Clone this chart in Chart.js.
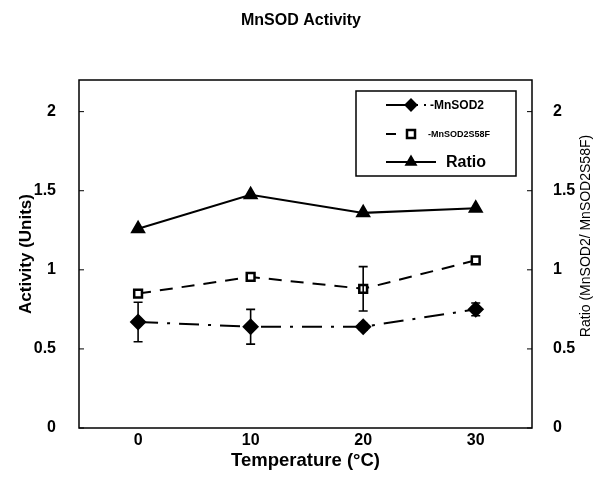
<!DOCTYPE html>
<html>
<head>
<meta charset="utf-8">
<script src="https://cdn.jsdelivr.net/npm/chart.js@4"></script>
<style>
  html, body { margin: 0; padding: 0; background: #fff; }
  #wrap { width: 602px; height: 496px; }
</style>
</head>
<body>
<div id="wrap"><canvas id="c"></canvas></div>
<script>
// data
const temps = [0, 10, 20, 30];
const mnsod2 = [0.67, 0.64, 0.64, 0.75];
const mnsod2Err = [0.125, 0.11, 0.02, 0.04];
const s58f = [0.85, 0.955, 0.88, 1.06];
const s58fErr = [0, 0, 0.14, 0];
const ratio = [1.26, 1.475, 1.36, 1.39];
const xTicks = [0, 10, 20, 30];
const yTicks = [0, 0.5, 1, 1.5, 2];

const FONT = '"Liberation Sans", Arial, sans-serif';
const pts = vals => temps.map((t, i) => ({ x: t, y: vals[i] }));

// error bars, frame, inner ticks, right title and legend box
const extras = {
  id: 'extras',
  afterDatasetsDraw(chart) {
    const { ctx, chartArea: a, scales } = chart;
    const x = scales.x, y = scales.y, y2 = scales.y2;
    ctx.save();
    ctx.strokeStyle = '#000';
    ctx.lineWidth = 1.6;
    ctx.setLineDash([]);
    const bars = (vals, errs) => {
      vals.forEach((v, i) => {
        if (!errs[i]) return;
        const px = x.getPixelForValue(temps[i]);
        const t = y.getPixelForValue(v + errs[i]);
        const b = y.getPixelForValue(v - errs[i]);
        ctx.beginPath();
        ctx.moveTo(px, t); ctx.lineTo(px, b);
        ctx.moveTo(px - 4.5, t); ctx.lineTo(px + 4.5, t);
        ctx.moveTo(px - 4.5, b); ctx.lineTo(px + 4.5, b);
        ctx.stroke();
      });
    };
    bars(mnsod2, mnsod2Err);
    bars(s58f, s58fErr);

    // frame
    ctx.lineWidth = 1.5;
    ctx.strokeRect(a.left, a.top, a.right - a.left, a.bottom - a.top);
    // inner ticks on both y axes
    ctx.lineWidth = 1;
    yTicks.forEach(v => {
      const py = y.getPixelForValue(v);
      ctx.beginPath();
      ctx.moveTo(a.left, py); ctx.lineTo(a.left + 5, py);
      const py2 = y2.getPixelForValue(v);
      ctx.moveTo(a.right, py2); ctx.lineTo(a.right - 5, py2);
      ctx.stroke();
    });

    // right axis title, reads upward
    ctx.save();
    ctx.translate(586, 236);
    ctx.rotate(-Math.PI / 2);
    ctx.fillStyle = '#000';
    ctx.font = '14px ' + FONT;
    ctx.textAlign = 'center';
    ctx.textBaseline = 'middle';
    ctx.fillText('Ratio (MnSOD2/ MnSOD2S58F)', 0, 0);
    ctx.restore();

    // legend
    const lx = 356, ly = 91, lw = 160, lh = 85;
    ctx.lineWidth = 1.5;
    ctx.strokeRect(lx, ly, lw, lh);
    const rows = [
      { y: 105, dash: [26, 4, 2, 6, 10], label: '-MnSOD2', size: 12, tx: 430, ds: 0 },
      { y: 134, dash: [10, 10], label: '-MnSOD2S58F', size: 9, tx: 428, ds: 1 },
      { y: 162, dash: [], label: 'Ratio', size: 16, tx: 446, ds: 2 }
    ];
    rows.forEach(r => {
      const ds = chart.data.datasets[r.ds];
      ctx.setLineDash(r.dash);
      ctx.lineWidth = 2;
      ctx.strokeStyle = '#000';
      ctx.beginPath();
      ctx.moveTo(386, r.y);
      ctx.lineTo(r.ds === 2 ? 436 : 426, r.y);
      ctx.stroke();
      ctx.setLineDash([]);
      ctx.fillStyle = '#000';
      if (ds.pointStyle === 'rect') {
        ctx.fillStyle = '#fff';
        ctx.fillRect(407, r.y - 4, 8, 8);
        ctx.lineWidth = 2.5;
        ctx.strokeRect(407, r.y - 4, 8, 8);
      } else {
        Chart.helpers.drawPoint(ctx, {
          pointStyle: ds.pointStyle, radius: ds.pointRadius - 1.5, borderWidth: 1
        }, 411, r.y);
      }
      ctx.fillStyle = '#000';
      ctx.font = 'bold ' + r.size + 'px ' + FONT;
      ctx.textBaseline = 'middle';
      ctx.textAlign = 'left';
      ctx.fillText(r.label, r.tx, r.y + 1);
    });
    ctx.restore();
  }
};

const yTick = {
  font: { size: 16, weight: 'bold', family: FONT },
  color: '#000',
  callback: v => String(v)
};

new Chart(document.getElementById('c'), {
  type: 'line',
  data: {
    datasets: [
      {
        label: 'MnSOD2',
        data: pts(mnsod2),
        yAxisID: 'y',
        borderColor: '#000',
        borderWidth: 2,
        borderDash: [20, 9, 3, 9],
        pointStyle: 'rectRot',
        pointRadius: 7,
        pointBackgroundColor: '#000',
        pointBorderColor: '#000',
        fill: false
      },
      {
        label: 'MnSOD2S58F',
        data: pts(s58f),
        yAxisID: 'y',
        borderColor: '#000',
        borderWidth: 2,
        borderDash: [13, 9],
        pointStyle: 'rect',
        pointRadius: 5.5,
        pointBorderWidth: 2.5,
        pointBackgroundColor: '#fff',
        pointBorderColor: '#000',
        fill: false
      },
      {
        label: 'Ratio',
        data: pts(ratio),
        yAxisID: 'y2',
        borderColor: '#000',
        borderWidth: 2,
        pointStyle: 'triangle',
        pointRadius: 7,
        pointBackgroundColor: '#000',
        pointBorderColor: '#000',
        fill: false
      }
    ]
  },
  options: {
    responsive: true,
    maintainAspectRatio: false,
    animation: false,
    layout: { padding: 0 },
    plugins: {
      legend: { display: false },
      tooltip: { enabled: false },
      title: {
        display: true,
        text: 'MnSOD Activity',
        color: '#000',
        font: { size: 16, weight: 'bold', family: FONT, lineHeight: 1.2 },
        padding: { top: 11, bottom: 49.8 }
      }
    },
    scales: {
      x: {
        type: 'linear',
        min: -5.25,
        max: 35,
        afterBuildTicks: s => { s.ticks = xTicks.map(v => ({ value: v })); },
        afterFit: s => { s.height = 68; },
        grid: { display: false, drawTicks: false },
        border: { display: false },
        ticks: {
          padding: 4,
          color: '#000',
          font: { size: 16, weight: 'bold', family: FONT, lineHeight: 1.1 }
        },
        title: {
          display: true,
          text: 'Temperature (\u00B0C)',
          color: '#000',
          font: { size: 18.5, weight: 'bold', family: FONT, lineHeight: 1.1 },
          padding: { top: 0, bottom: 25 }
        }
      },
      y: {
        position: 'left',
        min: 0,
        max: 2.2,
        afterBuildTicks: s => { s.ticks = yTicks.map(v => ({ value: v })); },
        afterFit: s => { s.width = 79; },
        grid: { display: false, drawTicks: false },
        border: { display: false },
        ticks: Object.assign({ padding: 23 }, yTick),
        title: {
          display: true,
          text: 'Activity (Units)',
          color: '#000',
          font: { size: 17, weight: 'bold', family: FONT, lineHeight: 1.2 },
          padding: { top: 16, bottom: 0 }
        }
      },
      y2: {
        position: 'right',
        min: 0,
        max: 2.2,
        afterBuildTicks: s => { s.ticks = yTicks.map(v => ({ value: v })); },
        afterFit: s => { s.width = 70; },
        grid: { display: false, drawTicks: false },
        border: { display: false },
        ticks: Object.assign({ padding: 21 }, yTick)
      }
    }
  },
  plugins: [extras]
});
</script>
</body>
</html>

--- Task to complete ---
Replicate the material above verbatim; images stay out of the copy.

--- Output of the exercise ---
Clone this chart in Chart.js.
<!DOCTYPE html>
<html>
<head>
<meta charset="utf-8">
<script src="https://cdn.jsdelivr.net/npm/chart.js@4"></script>
<style>
  html, body { margin: 0; padding: 0; background: #fff; }
  #wrap { width: 602px; height: 496px; }
</style>
</head>
<body>
<div id="wrap"><canvas id="c"></canvas></div>
<script>
// data
const temps = [0, 10, 20, 30];
const mnsod2 = [0.67, 0.64, 0.64, 0.75];
const mnsod2Err = [0.125, 0.11, 0.02, 0.04];
const s58f = [0.85, 0.955, 0.88, 1.06];
const s58fErr = [0, 0, 0.14, 0];
const ratio = [1.26, 1.475, 1.36, 1.39];
const xTicks = [0, 10, 20, 30];
const yTicks = [0, 0.5, 1, 1.5, 2];

const FONT = '"Liberation Sans", Arial, sans-serif';
const pts = vals => temps.map((t, i) => ({ x: t, y: vals[i] }));

// error bars, frame, inner ticks, right title and legend box
const extras = {
  id: 'extras',
  afterDatasetsDraw(chart) {
    const { ctx, chartArea: a, scales } = chart;
    const x = scales.x, y = scales.y, y2 = scales.y2;
    ctx.save();
    ctx.strokeStyle = '#000';
    ctx.lineWidth = 1.6;
    ctx.setLineDash([]);
    const bars = (vals, errs) => {
      vals.forEach((v, i) => {
        if (!errs[i]) return;
        const px = x.getPixelForValue(temps[i]);
        const t = y.getPixelForValue(v + errs[i]);
        const b = y.getPixelForValue(v - errs[i]);
        ctx.beginPath();
        ctx.moveTo(px, t); ctx.lineTo(px, b);
        ctx.moveTo(px - 4.5, t); ctx.lineTo(px + 4.5, t);
        ctx.moveTo(px - 4.5, b); ctx.lineTo(px + 4.5, b);
        ctx.stroke();
      });
    };
    bars(mnsod2, mnsod2Err);
    bars(s58f, s58fErr);

    // frame
    ctx.lineWidth = 1.5;
    ctx.strokeRect(a.left, a.top, a.right - a.left, a.bottom - a.top);
    // inner ticks on both y axes
    ctx.lineWidth = 1;
    yTicks.forEach(v => {
      const py = y.getPixelForValue(v);
      ctx.beginPath();
      ctx.moveTo(a.left, py); ctx.lineTo(a.left + 5, py);
      const py2 = y2.getPixelForValue(v);
      ctx.moveTo(a.right, py2); ctx.lineTo(a.right - 5, py2);
      ctx.stroke();
    });

    // right axis title, reads upward
    ctx.save();
    ctx.translate(586, 236);
    ctx.rotate(-Math.PI / 2);
    ctx.fillStyle = '#000';
    ctx.font = '14px ' + FONT;
    ctx.textAlign = 'center';
    ctx.textBaseline = 'middle';
    ctx.fillText('Ratio (MnSOD2/ MnSOD2S58F)', 0, 0);
    ctx.restore();

    // legend
    const lx = 356, ly = 91, lw = 160, lh = 85;
    ctx.lineWidth = 1.5;
    ctx.strokeRect(lx, ly, lw, lh);
    const rows = [
      { y: 105, dash: [26, 4, 2, 6, 10], label: '-MnSOD2', size: 12, tx: 430, ds: 0 },
      { y: 134, dash: [10, 10], label: '-MnSOD2S58F', size: 9, tx: 428, ds: 1 },
      { y: 162, dash: [], label: 'Ratio', size: 16, tx: 446, ds: 2 }
    ];
    rows.forEach(r => {
      const ds = chart.data.datasets[r.ds];
      ctx.setLineDash(r.dash);
      ctx.lineWidth = 2;
      ctx.strokeStyle = '#000';
      ctx.beginPath();
      ctx.moveTo(386, r.y);
      ctx.lineTo(r.ds === 2 ? 436 : 426, r.y);
      ctx.stroke();
      ctx.setLineDash([]);
      ctx.fillStyle = '#000';
      if (ds.pointStyle === 'rect') {
        ctx.fillStyle = '#fff';
        ctx.fillRect(407, r.y - 4, 8, 8);
        ctx.lineWidth = 2.5;
        ctx.strokeRect(407, r.y - 4, 8, 8);
      } else {
        Chart.helpers.drawPoint(ctx, {
          pointStyle: ds.pointStyle, radius: ds.pointRadius - 1.5, borderWidth: 1
        }, 411, r.y);
      }
      ctx.fillStyle = '#000';
      ctx.font = 'bold ' + r.size + 'px ' + FONT;
      ctx.textBaseline = 'middle';
      ctx.textAlign = 'left';
      ctx.fillText(r.label, r.tx, r.y + 1);
    });
    ctx.restore();
  }
};

const yTick = {
  font: { size: 16, weight: 'bold', family: FONT },
  color: '#000',
  callback: v => String(v)
};

new Chart(document.getElementById('c'), {
  type: 'line',
  data: {
    datasets: [
      {
        label: 'MnSOD2',
        data: pts(mnsod2),
        yAxisID: 'y',
        borderColor: '#000',
        borderWidth: 2,
        borderDash: [20, 9, 3, 9],
        pointStyle: 'rectRot',
        pointRadius: 7,
        pointBackgroundColor: '#000',
        pointBorderColor: '#000',
        fill: false
      },
      {
        label: 'MnSOD2S58F',
        data: pts(s58f),
        yAxisID: 'y',
        borderColor: '#000',
        borderWidth: 2,
        borderDash: [13, 9],
        pointStyle: 'rect',
        pointRadius: 5.5,
        pointBorderWidth: 2.5,
        pointBackgroundColor: '#fff',
        pointBorderColor: '#000',
        fill: false
      },
      {
        label: 'Ratio',
        data: pts(ratio),
        yAxisID: 'y2',
        borderColor: '#000',
        borderWidth: 2,
        pointStyle: 'triangle',
        pointRadius: 7,
        pointBackgroundColor: '#000',
        pointBorderColor: '#000',
        fill: false
      }
    ]
  },
  options: {
    responsive: true,
    maintainAspectRatio: false,
    animation: false,
    layout: { padding: 0 },
    plugins: {
      legend: { display: false },
      tooltip: { enabled: false },
      title: {
        display: true,
        text: 'MnSOD Activity',
        color: '#000',
        font: { size: 16, weight: 'bold', family: FONT, lineHeight: 1.2 },
        padding: { top: 11, bottom: 49.8 }
      }
    },
    scales: {
      x: {
        type: 'linear',
        min: -5.25,
        max: 35,
        afterBuildTicks: s => { s.ticks = xTicks.map(v => ({ value: v })); },
        afterFit: s => { s.height = 68; },
        grid: { display: false, drawTicks: false },
        border: { display: false },
        ticks: {
          padding: 4,
          color: '#000',
          font: { size: 16, weight: 'bold', family: FONT, lineHeight: 1.1 }
        },
        title: {
          display: true,
          text: 'Temperature (\u00B0C)',
          color: '#000',
          font: { size: 18.5, weight: 'bold', family: FONT, lineHeight: 1.1 },
          padding: { top: 0, bottom: 25 }
        }
      },
      y: {
        position: 'left',
        min: 0,
        max: 2.2,
        afterBuildTicks: s => { s.ticks = yTicks.map(v => ({ value: v })); },
        afterFit: s => { s.width = 79; },
        grid: { display: false, drawTicks: false },
        border: { display: false },
        ticks: Object.assign({ padding: 23 }, yTick),
        title: {
          display: true,
          text: 'Activity (Units)',
          color: '#000',
          font: { size: 17, weight: 'bold', family: FONT, lineHeight: 1.2 },
          padding: { top: 16, bottom: 0 }
        }
      },
      y2: {
        position: 'right',
        min: 0,
        max: 2.2,
        afterBuildTicks: s => { s.ticks = yTicks.map(v => ({ value: v })); },
        afterFit: s => { s.width = 70; },
        grid: { display: false, drawTicks: false },
        border: { display: false },
        ticks: Object.assign({ padding: 21 }, yTick)
      }
    }
  },
  plugins: [extras]
});
</script>
</body>
</html>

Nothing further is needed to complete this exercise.